An SNCF guy is not an FRA guy. I haven't heard anything of the sort from the FRA or their superiors. Also note the working group developing new cars specs isn't considering any change in the regs.
It SHOULD be considered, but I don't see where there is any push at all in that direction.
Too bad. It could save a lot of weight, time, and money.
schlimm Too bad. It could save a lot of weight, time, and money.
Two items noted from Japan's Shinkansen experience:
The first item above isn't true of most US termini. The second should put the crashworthiness argument to rest.
Chuck (former resident of Tokyo)
The biggest problem I see for a 220mph Chicago-Champaign route is the 2-seat ride for travel beyond Champaign. At least two potential routes would be affected: Carbondale and St Louis. The alternative is a change of engines.
A separate row does not seem necessary inasmuch as the current one seems wide enough with some separation between freight & hsr tracks.
Except for coming out of Union Station to McCromick Place (mi 0-3) and at Hyde Park (~mi 9), very little, substantial curvature requiring additional row easment would be necessary for 220 mph curves. The few curves including the one at Hyde Park are 50-min.; and these would allow 135 mph with tilting trains. Some catenary hs issues may be present at undercrossings at 79th (former NKP), 93rd (BRC-NS), and 118th (UP). Kensington Jct also would be problematic.

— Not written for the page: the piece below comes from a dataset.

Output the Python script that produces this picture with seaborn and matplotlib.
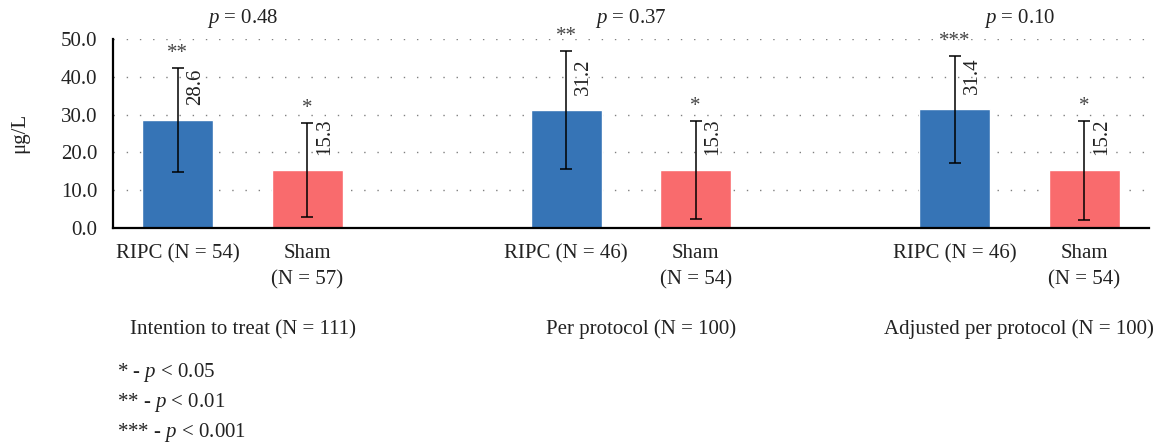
"""Troponin-style grouped bar chart: RIPC vs Sham across three analysis sets."""

import matplotlib.pyplot as plt
import pandas as pd
import seaborn as sns

# ── Data ─────────────────────────────────────────────────────────────
GROUPS = ["Intention to treat (N = 111)", "Per protocol (N = 100)",
          "Adjusted per protocol (N = 100)"]
P_VALUES = ["0.48", "0.37", "0.10"]
ARMS = ["RIPC", "Sham", "RIPC", "Sham", "RIPC", "Sham"]
ARM_LABELS = ["RIPC (N = 54)", "Sham\n(N = 57)", "RIPC (N = 46)", "Sham\n(N = 54)",
              "RIPC (N = 46)", "Sham\n(N = 54)"]
MEANS = [28.6, 15.3, 31.2, 15.3, 31.4, 15.2]
SDS = [13.8, 12.4, 15.7, 13.1, 14.2, 13.1]
STARS = ["**", "*", "**", "*", "***", "*"]
LEGEND = ["* - $p$ < 0.05", "** - $p$ < 0.01", "*** - $p$ < 0.001"]

# ── Styling ──────────────────────────────────────────────────────────
PALETTE = {"RIPC": "#3674b6", "Sham": "#f96b6d"}
FONT = "Liberation Serif"
FS = 15
TXT = "#222222"
GROUP_SHIFT = [0.0, 0.08, 0.0]  # caption offset, in bar slots

sns.set_style("white")
plt.rcParams["font.family"] = [FONT, "DejaVu Serif"]
plt.rcParams["mathtext.fontset"] = "custom"
plt.rcParams["mathtext.rm"] = FONT
plt.rcParams["mathtext.it"] = f"{FONT}:italic"

# Slot order: two bars per group and one empty slot between groups
keys = [f"{a}_{i // 2}" for i, a in enumerate(ARMS)]
order = keys[0:2] + ["gap_0"] + keys[2:4] + ["gap_1"] + keys[4:6]
df = pd.DataFrame({"slot": keys, "value": MEANS, "arm": ARMS, "sd": SDS})
pos = [order.index(k) for k in keys]

fig = plt.figure(figsize=(11.64, 4.45), dpi=100)
ax = fig.add_axes([0.0971, 0.4883, 0.8899, 0.4234])

sns.barplot(data=df, x="slot", y="value", hue="arm", order=order, palette=PALETTE,
            dodge=False, width=0.55, errorbar=None, legend=False, saturation=1, ax=ax)

ax.errorbar(pos, MEANS, yerr=SDS, fmt="none", ecolor="black", elinewidth=1.1,
            capsize=4.5, capthick=1.1, zorder=3)

for x, m, s, star in zip(pos, MEANS, SDS, STARS):
    ax.annotate(f"{m:.1f}", (x, m), xytext=(12.5, 11), textcoords="offset points",
                rotation=90, ha="center", va="bottom", fontsize=FS, color=TXT)
    ax.annotate(star, (x, m + s), xytext=(0, 3.5), textcoords="offset points",
                ha="center", va="bottom", fontsize=FS, color="#444444")

for g, (p, name) in enumerate(zip(P_VALUES, GROUPS)):
    xc = (pos[2 * g] + pos[2 * g + 1]) / 2
    ax.text(xc, 1.113, f"$p$ = {p}", transform=ax.get_xaxis_transform(),
            ha="center", va="center", fontsize=FS, color=TXT)
    ax.text(xc + GROUP_SHIFT[g], -0.54, name, transform=ax.get_xaxis_transform(),
            ha="center", va="center", fontsize=FS, color=TXT)

for i, line in enumerate(LEGEND):
    fig.text(0.1005, 1 - (373 + 29.5 * i) / 445, line, ha="left", va="center",
             fontsize=FS, color=TXT)

ax.set_xlim(-0.5, len(order) - 0.5)
ax.set_ylim(0, 50)
ax.set_yticks([0, 10, 20, 30, 40, 50])
ax.set_yticklabels([f"{v:.1f}" for v in [0, 10, 20, 30, 40, 50]], fontsize=FS, color=TXT)
ax.set_xticks(pos)
ax.set_xticklabels(ARM_LABELS, fontsize=FS, color=TXT)
for lbl in ax.get_xticklabels():
    lbl.set_linespacing(1.45)
ax.tick_params(axis="both", direction="out", length=4.5, width=1.2, color="black")
ax.tick_params(axis="x", pad=7.5)
ax.tick_params(axis="y", pad=7)

ax.set_xlabel("")
ax.set_ylabel("μg/L", fontsize=FS, color=TXT)
ax.yaxis.set_label_coords(-0.081, 0.503)

ax.yaxis.grid(True, color="#808080", linestyle=(0, (1, 8.5)), linewidth=1.0)
ax.xaxis.grid(False)
ax.set_axisbelow(True)
for side in ("top", "right"):
    ax.spines[side].set_visible(False)
for side in ("left", "bottom"):
    ax.spines[side].set_color("black")
    ax.spines[side].set_linewidth(1.6)

fig.savefig("out.png", dpi=100, facecolor="white")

135-150mph seems readily acheivable with non-electric motive power that would offer through service in the interim and during subsequent phase hsr development to St Louis. Furthermore, such trains to Louis could continue to Kansas and Oklahoma; and additional trains could go to Carbondale, Paducah, and Memphis from Champaign,
The only question is the relative priority for electrification given the oil situation.